Of course, it ends with another explosion of self-gratification (nine more “Me” references in the last paragraph). Makes me wonder if he is paid by the word.
Fox Chase/ Philadelphia
May 28, 2009
Editor’s comment: On that basis, Broad Street Review couldn’t afford me.
Harp Music Festival
Re Tom Purdom’s review of the Harp Music Festival—
The texts were supposed to be with the programs, but inadequate time or staffing, as Purdom points out, led to their omission on the day of the concert, and I apologize for that. The order of the program was changed that day, and that probably made it more confusing as to which duo was playing when, not to mention which piece. I myself didn’t know what would be next, and I apologize for the confusion that caused.
The second half was played in reverse order for some reason I am not aware of. It just goes to show that harpists are a feisty bunch. So if, Tom, perhaps you or someone you know would like to volunteer to be our program editor, these slips won’t happen.
Of course, if we had a budget of, say, $50,000 or more (rather than less than $5,000), we could happily hire people to handle all such details and much more.
Saul Davis Zlatkovski
Harp Music Festival of Philadelphia
June 1, 2009
Follow-up from Saul Davis Zlatkovski: My previous comment appears to cast blame on the performers for program changes, and that is not accurate. There were some editing errors in the program as a result of gaps in communication and technical difficulties.
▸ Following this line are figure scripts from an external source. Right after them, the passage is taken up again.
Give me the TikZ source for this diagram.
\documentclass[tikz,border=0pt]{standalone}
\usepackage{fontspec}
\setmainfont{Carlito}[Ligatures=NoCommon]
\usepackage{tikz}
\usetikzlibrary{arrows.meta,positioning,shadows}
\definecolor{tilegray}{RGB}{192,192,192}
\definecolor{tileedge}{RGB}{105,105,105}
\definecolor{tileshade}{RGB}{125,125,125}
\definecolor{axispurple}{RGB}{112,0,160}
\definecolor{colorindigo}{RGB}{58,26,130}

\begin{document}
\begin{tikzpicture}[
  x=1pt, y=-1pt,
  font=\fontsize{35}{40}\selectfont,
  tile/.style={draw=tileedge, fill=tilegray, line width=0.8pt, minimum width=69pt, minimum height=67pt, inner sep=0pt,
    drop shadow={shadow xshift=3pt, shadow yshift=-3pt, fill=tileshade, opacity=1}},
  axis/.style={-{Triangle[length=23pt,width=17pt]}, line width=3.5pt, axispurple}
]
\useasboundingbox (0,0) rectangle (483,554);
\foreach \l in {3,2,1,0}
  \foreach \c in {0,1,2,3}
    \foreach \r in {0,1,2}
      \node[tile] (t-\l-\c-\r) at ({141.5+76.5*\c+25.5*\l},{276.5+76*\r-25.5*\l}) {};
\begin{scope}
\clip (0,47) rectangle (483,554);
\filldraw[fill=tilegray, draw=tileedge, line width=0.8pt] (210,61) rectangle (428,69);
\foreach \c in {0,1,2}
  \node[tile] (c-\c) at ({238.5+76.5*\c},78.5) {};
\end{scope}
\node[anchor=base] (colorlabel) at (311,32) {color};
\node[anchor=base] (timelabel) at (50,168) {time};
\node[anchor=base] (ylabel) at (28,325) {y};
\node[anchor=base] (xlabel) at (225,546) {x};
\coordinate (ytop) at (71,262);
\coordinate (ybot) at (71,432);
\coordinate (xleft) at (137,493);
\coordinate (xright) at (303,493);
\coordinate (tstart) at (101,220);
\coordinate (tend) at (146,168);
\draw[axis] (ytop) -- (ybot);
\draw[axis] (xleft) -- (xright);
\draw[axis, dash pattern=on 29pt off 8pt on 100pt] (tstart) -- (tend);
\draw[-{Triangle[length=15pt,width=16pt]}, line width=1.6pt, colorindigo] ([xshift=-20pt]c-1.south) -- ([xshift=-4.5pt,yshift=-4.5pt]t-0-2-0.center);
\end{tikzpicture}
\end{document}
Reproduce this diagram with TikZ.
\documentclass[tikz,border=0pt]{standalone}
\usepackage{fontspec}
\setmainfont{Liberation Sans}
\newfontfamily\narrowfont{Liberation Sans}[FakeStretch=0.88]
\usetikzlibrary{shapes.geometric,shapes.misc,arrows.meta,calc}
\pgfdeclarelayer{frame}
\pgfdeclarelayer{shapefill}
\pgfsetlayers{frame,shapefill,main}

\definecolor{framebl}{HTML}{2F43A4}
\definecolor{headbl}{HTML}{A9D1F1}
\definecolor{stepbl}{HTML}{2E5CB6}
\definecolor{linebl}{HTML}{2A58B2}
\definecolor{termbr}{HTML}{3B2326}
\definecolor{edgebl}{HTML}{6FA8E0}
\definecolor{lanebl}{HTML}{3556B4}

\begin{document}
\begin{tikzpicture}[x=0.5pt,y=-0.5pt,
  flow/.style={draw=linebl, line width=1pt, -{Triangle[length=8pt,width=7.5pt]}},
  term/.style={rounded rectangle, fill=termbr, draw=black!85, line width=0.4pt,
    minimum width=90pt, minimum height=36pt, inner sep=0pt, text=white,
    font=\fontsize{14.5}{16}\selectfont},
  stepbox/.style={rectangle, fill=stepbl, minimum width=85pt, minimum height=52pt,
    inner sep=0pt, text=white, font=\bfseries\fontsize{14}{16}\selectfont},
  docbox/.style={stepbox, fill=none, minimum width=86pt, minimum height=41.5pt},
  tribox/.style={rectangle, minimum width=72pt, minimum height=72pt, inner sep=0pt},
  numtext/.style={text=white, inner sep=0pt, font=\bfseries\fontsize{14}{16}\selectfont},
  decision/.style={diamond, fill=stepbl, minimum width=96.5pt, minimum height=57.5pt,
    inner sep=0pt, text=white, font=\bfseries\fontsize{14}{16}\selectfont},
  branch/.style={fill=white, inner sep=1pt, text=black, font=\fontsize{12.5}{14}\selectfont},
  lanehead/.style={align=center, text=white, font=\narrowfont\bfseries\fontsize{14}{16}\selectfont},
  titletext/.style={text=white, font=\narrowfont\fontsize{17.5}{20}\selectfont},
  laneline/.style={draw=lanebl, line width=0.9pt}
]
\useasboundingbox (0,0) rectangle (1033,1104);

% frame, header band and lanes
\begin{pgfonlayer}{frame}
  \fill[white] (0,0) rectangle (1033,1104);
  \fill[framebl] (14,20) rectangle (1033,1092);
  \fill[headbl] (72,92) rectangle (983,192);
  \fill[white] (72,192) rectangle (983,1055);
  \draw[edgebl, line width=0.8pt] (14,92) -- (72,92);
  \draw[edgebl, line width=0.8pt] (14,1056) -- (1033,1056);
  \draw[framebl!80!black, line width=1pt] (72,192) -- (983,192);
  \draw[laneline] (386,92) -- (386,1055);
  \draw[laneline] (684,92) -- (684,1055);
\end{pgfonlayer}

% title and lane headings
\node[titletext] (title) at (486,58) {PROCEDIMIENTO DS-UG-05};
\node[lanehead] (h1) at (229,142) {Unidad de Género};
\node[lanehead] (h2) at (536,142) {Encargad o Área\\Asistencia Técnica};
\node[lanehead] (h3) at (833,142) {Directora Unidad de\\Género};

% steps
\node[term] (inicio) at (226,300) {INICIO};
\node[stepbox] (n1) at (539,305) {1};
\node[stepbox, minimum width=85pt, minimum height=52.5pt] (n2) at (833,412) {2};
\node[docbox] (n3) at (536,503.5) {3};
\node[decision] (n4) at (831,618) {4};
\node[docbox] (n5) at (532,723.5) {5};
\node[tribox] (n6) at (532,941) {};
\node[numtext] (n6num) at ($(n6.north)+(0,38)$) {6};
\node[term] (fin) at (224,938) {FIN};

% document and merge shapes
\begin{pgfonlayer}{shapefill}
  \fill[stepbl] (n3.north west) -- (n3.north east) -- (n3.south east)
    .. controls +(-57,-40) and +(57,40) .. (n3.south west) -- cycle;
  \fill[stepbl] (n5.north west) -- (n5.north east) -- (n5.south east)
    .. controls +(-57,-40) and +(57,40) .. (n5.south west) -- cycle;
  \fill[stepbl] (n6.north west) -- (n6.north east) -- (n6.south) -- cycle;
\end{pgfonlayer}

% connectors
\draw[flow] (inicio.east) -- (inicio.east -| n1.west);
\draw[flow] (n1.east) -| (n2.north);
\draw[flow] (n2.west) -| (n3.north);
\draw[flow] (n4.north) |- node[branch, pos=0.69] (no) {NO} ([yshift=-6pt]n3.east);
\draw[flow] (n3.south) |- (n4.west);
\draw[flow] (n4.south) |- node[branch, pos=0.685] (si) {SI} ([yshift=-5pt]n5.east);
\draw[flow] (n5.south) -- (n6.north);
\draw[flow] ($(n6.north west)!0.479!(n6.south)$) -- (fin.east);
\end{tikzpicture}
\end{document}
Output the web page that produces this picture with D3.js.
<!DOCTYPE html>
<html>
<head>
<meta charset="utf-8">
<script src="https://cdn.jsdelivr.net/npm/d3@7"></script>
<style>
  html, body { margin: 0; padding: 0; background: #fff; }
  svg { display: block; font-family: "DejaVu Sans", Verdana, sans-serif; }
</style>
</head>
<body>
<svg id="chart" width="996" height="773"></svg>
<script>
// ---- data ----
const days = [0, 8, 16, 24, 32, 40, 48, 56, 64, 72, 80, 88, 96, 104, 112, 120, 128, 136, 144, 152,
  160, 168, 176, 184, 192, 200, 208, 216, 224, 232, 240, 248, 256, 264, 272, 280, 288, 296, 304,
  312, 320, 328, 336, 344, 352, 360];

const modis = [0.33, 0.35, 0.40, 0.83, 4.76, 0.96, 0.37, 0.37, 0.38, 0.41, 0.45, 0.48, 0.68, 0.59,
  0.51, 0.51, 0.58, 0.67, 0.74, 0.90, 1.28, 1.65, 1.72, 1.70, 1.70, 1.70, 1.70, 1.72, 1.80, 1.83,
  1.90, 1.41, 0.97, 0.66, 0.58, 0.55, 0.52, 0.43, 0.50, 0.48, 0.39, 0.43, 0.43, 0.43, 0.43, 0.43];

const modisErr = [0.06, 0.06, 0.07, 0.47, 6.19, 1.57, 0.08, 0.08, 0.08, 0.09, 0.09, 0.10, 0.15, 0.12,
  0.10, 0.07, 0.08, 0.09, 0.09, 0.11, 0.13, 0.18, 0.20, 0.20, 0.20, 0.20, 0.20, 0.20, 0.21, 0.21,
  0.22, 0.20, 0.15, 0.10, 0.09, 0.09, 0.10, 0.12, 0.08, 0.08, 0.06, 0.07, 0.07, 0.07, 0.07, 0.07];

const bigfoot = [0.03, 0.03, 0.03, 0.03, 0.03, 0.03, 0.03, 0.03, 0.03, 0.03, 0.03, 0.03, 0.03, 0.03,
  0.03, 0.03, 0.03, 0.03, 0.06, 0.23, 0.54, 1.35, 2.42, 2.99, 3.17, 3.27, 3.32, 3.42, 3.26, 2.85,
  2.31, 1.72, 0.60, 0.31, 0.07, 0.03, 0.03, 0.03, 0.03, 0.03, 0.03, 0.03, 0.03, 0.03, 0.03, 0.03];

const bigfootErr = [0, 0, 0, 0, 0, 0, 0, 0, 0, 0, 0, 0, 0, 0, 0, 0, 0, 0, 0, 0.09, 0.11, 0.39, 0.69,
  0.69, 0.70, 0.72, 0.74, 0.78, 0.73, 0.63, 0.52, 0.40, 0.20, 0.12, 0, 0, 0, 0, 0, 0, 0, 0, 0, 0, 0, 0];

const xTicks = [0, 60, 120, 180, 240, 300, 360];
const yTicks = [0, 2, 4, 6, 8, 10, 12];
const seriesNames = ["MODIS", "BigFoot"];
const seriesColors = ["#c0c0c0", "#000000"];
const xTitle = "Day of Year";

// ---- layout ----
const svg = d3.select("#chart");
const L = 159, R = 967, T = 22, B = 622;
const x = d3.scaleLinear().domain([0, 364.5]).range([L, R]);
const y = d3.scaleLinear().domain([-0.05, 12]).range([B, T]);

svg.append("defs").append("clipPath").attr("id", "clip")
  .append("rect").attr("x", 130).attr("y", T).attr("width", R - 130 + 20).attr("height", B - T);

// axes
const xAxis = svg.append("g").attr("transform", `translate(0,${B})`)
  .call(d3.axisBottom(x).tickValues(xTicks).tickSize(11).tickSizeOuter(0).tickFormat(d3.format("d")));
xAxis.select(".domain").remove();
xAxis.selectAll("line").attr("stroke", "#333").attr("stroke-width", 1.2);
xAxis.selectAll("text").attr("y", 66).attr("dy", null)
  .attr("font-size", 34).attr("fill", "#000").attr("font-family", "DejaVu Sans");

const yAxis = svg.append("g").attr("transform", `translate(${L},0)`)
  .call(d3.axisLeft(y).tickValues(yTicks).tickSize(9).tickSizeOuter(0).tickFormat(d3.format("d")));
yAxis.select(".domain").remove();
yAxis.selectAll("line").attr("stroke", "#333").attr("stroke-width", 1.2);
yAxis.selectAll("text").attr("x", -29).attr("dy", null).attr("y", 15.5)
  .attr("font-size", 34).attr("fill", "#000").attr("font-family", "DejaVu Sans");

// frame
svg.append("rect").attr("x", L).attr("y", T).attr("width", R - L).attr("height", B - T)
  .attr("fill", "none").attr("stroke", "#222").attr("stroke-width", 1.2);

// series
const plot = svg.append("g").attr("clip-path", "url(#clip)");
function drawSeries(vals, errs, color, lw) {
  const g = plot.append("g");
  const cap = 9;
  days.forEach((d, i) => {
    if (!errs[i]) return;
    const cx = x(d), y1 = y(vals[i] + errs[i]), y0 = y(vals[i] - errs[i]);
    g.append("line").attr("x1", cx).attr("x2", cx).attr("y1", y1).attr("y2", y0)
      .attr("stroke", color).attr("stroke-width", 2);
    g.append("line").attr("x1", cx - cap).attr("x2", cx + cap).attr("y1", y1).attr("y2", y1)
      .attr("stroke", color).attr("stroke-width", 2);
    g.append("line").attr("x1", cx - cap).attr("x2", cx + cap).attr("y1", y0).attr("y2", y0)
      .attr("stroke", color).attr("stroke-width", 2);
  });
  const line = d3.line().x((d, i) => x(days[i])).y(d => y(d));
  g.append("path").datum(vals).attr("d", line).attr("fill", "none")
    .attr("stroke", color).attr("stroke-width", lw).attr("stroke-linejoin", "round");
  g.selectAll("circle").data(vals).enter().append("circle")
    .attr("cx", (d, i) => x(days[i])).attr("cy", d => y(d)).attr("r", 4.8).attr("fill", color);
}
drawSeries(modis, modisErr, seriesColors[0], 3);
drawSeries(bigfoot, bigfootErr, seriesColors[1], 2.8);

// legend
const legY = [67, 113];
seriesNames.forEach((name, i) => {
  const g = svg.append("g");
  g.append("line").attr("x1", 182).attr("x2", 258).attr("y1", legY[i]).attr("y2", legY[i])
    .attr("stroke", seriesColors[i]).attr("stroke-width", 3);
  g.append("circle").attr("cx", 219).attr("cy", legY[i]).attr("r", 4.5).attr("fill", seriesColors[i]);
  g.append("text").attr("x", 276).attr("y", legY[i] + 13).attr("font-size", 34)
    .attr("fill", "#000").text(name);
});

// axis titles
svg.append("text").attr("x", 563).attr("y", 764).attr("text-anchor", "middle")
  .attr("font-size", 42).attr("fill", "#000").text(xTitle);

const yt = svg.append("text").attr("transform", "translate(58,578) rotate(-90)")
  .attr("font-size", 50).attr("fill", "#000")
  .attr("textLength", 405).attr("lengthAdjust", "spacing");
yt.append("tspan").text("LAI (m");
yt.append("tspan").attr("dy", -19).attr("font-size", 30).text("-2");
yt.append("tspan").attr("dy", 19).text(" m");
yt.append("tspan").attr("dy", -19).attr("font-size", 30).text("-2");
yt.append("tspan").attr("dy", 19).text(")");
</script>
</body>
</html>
Re Robert Zaller’s review of Conor McPherson’s The Seafarer, at the Arden—
Actually, Mr. Lockhart does swear (at least once that I can think of) --
"I’ve come for your soul this Christmas Eve, and I’ve been looking for you all f-----g day!”
It may be more than once, I can’t remember. But he is the “smoothest,” most polished character in the play
June 1, 2009
Re “’Wallander’: Swedish noir on PBS,” by Marge Murray—
It’s 9 p.m., May 31st, and “Wallander” is not being broadcast on WHYY.
J. A, Engle
East Falls/ Philadelphia
May 31, 2009
Editor’s comment: These guys are mavericks! They play by their own rules!